%%

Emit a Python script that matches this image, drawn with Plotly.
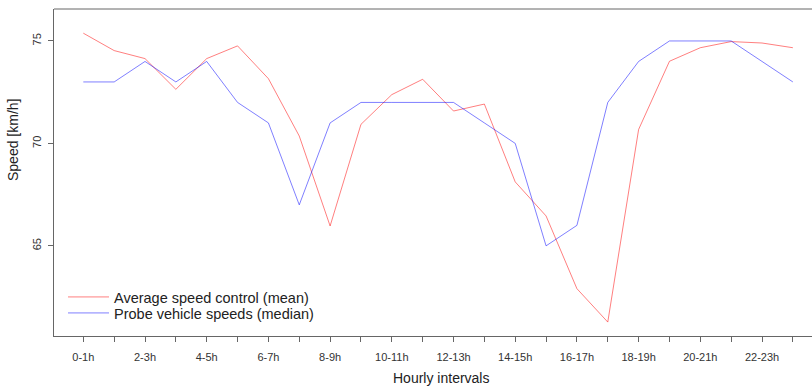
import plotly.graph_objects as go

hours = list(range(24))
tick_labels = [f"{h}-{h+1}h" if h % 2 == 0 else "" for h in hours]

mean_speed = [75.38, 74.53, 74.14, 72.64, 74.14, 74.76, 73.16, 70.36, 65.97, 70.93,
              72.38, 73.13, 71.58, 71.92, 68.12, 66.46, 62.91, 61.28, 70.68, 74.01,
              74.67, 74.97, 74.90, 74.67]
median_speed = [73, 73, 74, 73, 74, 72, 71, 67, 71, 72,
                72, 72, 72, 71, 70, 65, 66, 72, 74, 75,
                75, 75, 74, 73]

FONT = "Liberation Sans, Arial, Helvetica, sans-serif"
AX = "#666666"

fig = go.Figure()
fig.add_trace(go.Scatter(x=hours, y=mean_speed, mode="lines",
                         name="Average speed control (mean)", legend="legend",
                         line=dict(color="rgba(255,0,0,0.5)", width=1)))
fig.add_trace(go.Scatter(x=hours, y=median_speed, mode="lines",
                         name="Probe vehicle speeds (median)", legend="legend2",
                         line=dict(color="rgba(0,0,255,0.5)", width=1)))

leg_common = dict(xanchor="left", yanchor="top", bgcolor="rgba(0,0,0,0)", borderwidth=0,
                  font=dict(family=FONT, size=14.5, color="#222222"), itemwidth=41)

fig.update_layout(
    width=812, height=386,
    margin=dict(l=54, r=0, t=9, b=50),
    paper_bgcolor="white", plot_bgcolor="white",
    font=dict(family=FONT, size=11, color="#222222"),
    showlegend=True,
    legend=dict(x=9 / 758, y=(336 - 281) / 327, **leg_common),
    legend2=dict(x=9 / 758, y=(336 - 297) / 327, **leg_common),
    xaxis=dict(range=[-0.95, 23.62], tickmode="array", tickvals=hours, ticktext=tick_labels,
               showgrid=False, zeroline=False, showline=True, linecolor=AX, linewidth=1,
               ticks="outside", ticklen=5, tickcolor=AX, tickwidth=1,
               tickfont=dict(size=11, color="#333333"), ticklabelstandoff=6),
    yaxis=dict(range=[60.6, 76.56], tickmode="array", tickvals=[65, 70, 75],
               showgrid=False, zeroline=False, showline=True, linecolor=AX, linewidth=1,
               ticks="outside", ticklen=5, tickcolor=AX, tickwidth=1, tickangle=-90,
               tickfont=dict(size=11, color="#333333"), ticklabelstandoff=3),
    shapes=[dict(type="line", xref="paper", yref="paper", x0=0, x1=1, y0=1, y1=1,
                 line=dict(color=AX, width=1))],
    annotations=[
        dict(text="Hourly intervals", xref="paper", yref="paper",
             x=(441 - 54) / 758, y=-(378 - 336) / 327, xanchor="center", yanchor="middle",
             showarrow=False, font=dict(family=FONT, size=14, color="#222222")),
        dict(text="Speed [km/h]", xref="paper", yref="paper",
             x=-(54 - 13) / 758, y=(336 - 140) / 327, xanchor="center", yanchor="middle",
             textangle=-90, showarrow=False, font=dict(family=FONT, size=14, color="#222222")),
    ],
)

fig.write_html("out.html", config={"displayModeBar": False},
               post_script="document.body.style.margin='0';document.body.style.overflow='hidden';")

%%

▸ **TASK INSTRUCTIONS**: Take the material above from its first line through the line holding "h in hours]" and set it down exactly, without the pictures.

▸ **SOLUTION**:
Emit a Python script that matches this image, drawn with Plotly.
import plotly.graph_objects as go

hours = list(range(24))
tick_labels = [f"{h}-{h+1}h" if h % 2 == 0 else "" for h in hours]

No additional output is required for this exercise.